Even if the friend didn’t know what to say, a basic check-in would’ve done the job: “I’m not great at this stuff, but I’m listening.” Nobody needs a perfect speech. They just need the other person not to turn their pain into entertainment.
What the man can do next
In situations like this, people often get stuck wondering whether they’re being “too sensitive.” But if you feel torn down, you don’t need permission to take it seriously. A helpful next step is naming what happened plainly: “When I told you I was lonely and you laughed and mocked my looks, it hurt. Don’t do that again.”
If the friend responds with a real apology and changes their behavior, the relationship might be repairable. If the friend doubles down, calls him dramatic, or makes it a bigger joke, that’s valuable information too. At that point, creating distance isn’t petty—it’s basic emotional self-defense.

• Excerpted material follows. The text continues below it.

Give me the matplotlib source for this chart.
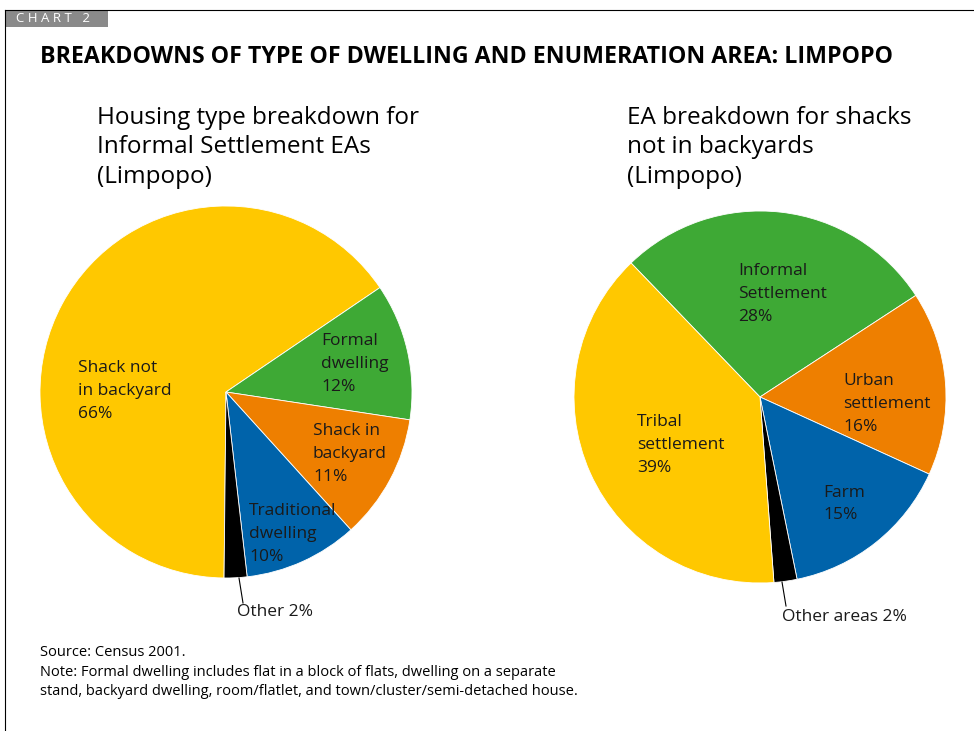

How to tell if it’s a friendship worth keeping
One quick test is to look for repair. Everyone can mess up, but decent friends try to make it right when they realize they crossed a line. They don’t argue you out of your feelings, and they don’t treat your discomfort like an inconvenience.
Another test is how you feel before and after spending time with them. Do you generally feel lighter, steadier, more yourself? Or do you feel like you have to armor up, be “on,” and avoid anything real in case it becomes ammunition?
The bigger takeaway
This story resonated because it captures a small moment that can change someone’s willingness to be open for years. Being lonely is hard enough without having it turned into a comedy routine. When someone offers trust and gets contempt back, it’s not just embarrassing—it’s isolating.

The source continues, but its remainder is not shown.